TransPose: Real-time 3D Human Translation and Pose Estimation with Six Inertial Sensors

TL;DR

TransPose is a real-time deep learning system that accurately captures full 3D human motion, including global translation and pose, using only six inertial sensors, overcoming occlusion and environmental limitations of vision-based methods.

Contribution

The paper introduces a novel multi-stage neural network and fusion techniques for accurate, efficient 3D human motion capture from minimal inertial sensors, outperforming existing methods.

Findings

Outperforms state-of-the-art in accuracy and efficiency

Achieves over 90 fps in real-time processing

Robustly estimates global translation without environmental constraints

Abstract

Motion capture is facing some new possibilities brought by the inertial sensing technologies which do not suffer from occlusion or wide-range recordings as vision-based solutions do. However, as the recorded signals are sparse and quite noisy, online performance and global translation estimation turn out to be two key difficulties.

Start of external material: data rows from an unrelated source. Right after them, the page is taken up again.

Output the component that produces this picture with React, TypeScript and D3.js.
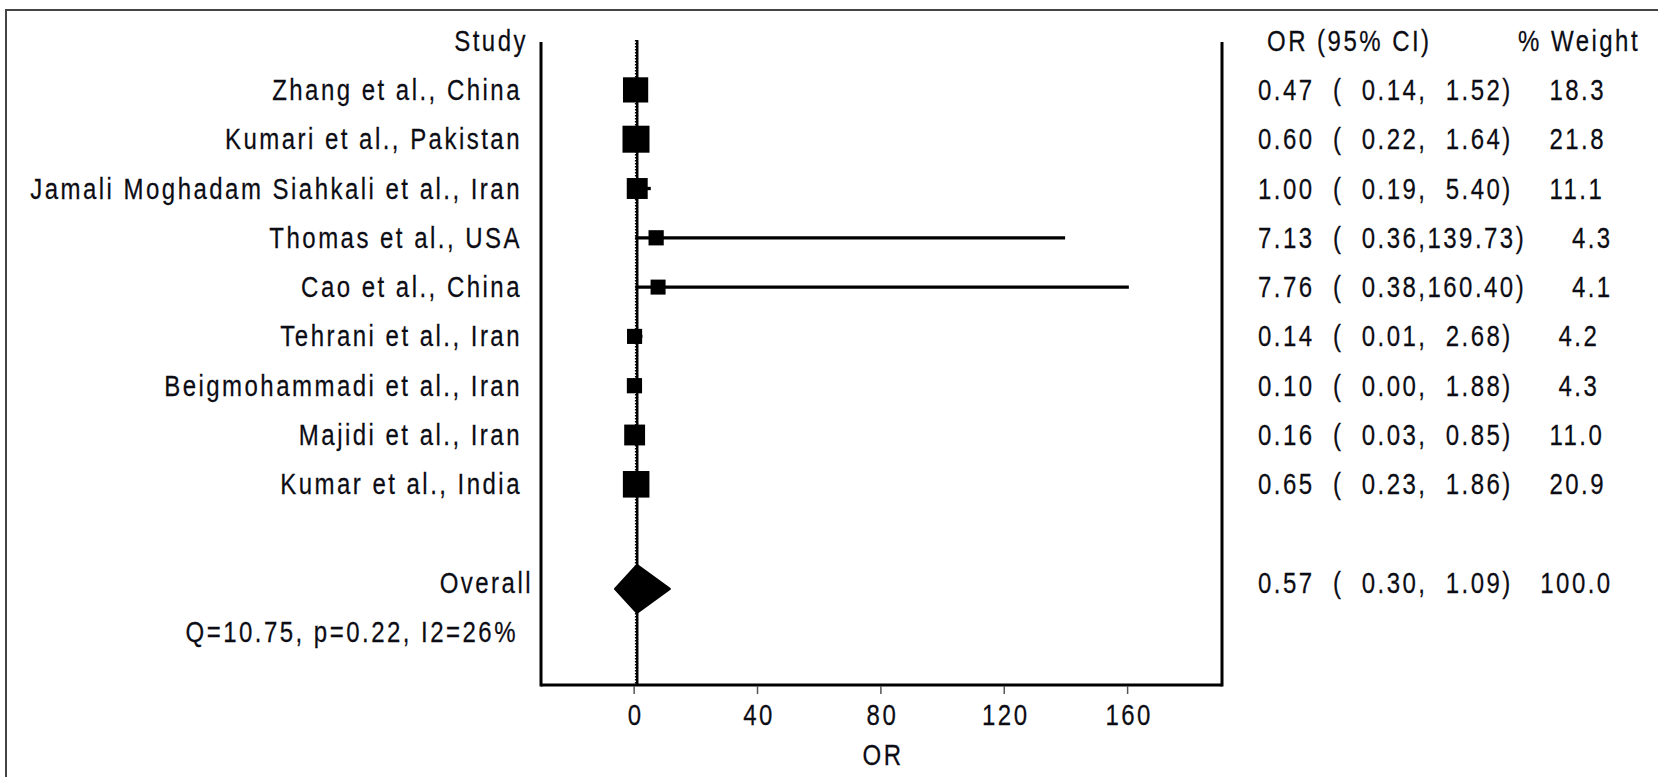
import React from 'react';
import * as d3 from 'd3';

// study rows
const studies = [
  'Zhang et al., China',
  'Kumari et al., Pakistan',
  'Jamali Moghadam Siahkali et al., Iran',
  'Thomas et al., USA',
  'Cao et al., China',
  'Tehrani et al., Iran',
  'Beigmohammadi et al., Iran',
  'Majidi et al., Iran',
  'Kumar et al., India',
];
const oddsRatio = [0.47, 0.6, 1.0, 7.13, 7.76, 0.14, 0.1, 0.16, 0.65];
const ciLow = [0.14, 0.22, 0.19, 0.36, 0.38, 0.01, 0.0, 0.03, 0.23];
const ciHigh = [1.52, 1.64, 5.4, 139.73, 160.4, 2.68, 1.88, 0.85, 1.86];
const weights = [18.3, 21.8, 11.1, 4.3, 4.1, 4.2, 4.3, 11.0, 20.9];

const overallOR = 0.57;
const overallLow = 0.3;
const overallHigh = 1.09;
const overallWeight = 100.0;
const heterogeneity = 'Q=10.75, p=0.22, I2=26%';

const xTicks = [0, 40, 80, 120, 160];

const FONT = "'Liberation Sans', Arial, sans-serif";
const SX = 0.8;

const T = ({x, y, anchor = 'start', children}: any) => (
  <text
    transform={`translate(${x},${y}) scale(${SX},1)`}
    textAnchor={anchor}
    fontFamily={FONT}
    fontSize={30}
    letterSpacing={3.1}
    fill="#0c0c14"
    stroke="#0c0c14"
    strokeWidth={0.25}
    xmlSpace="preserve"
    style={{whiteSpace: 'pre'}}
  >
    {children}
  </text>
);

const p6 = (v: number) => v.toFixed(2).padStart(6, ' ');
const rowText = (or: number, lo: number, hi: number, w: number) =>
  `${or.toFixed(2)}  (${p6(lo)},${p6(hi)})   ${w.toFixed(1).padStart(5, ' ')}`;

export default function App() {
  const W = 1658, H = 777;
  const left = 541, right = 1222, top = 42, bottom = 685;

  const x = d3.scaleLinear().domain([-30.2, 190.6]).range([left, right]);
  // row index: 0 header, 1..9 studies, 11 overall, 12 heterogeneity
  const y = d3.scaleLinear().domain([0, 12]).range([40.6, 632.2]);
  const side = d3.scaleSqrt().domain([4.1, 21.8]).range([15, 27]);

  const oy = y(11) + 3;
  const ox = x(overallOR);
  const diamond = d3.line().curve(d3.curveLinearClosed)([
    [ox - 21, oy + 3],
    [ox + 1, oy - 21],
    [ox + 34, oy + 3],
    [ox + 1, oy + 27],
  ]);

  return (
    <svg width={W} height={H} style={{position: 'absolute', left: 0, top: 0, background: '#fff'}}>
      <rect x={6} y={10} width={1700} height={800} fill="none" stroke="#444" strokeWidth={2} />

      {/* frame */}
      <line x1={left} x2={left} y1={top} y2={bottom + 1.5} stroke="#000" strokeWidth={3} />
      <line x1={right} x2={right} y1={top} y2={bottom + 1.5} stroke="#000" strokeWidth={3} />
      <line x1={left} x2={right} y1={bottom} y2={bottom} stroke="#000" strokeWidth={3} />

      {/* reference lines */}
      <line x1={x(1)} x2={x(1)} y1={40} y2={bottom} stroke="#000" strokeWidth={2.5} />
      <line x1={x(overallOR)} x2={x(overallOR)} y1={40} y2={bottom} stroke="#000" strokeWidth={2} strokeDasharray="1.5 1.5" />

      {/* studies */}
      {studies.map((s, i) => {
        const cy = y(i + 1);
        const sz = side(weights[i]);
        return (
          <g key={s}>
            <line x1={x(ciLow[i])} x2={x(ciHigh[i])} y1={cy} y2={cy} stroke="#000" strokeWidth={3.3} />
            <rect x={x(oddsRatio[i]) - sz / 2} y={cy - sz / 2} width={sz} height={sz} fill="#000" />
            <T x={522} y={cy + 10} anchor="end">{s}</T>
            <T x={1258} y={cy + 10}>{rowText(oddsRatio[i], ciLow[i], ciHigh[i], weights[i])}</T>
          </g>
        );
      })}

      {/* overall */}
      <path d={diamond ?? ''} fill="#000" stroke="#000" strokeWidth={2} strokeLinejoin="round" />
      <T x={533} y={y(11) + 10} anchor="end">Overall</T>
      <T x={1258} y={y(11) + 10}>{rowText(overallOR, overallLow, overallHigh, overallWeight)}</T>
      <T x={518} y={y(12) + 10} anchor="end">{heterogeneity}</T>

      {/* headers */}
      <T x={528} y={y(0) + 10} anchor="end">Study</T>
      <T x={1267} y={y(0) + 10}>OR (95% CI)</T>
      <T x={1518} y={y(0) + 10}>% Weight</T>

      {/* x axis */}
      {xTicks.map(t => (
        <g key={t}>
          <line x1={x(t)} x2={x(t)} y1={bottom + 1} y2={bottom + 9} stroke="#555" strokeWidth={1.5} />
          <T x={x(t) + 1.5} y={725} anchor="middle">{String(t)}</T>
        </g>
      ))}
      <T x={(left + right) / 2 + 1.5} y={765} anchor="middle">OR</T>
    </svg>
  );
}
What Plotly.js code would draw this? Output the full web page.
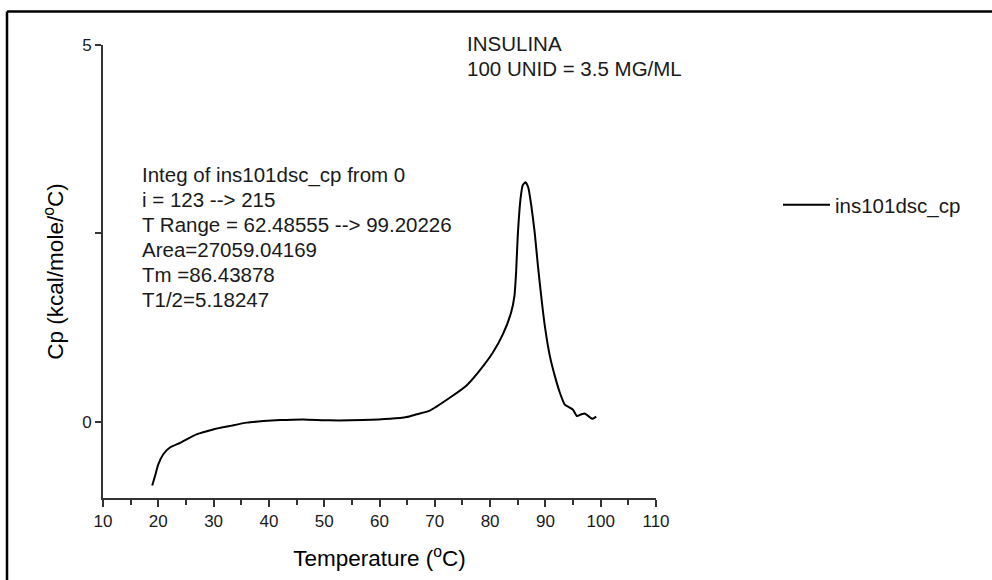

In this paper, we present TransPose, a DNN-based approach to perform full motion capture (with both global translations and body poses) from only 6 Inertial Measurement Units (IMUs) at over 90 fps. For body pose estimation, we propose a multi-stage network that estimates leaf-to-full joint positions as intermediate results. This design makes the pose estimation much easier, and thus achieves both better accuracy and lower computation cost. For global translation estimation, we propose a supporting-foot-based method and an RNN-based method to robustly solve for the global translations with a confidence-based fusion technique. Quantitative and qualitative comparisons show that our method outperforms the state-of-the-art learning- and optimization-based methods with a large margin in both accuracy and efficiency. As a purely inertial sensor-based approach, our method is not limited by environmental settings (e.g., fixed cameras), making the capture free from common difficulties such as wide-range motion space and strong occlusion.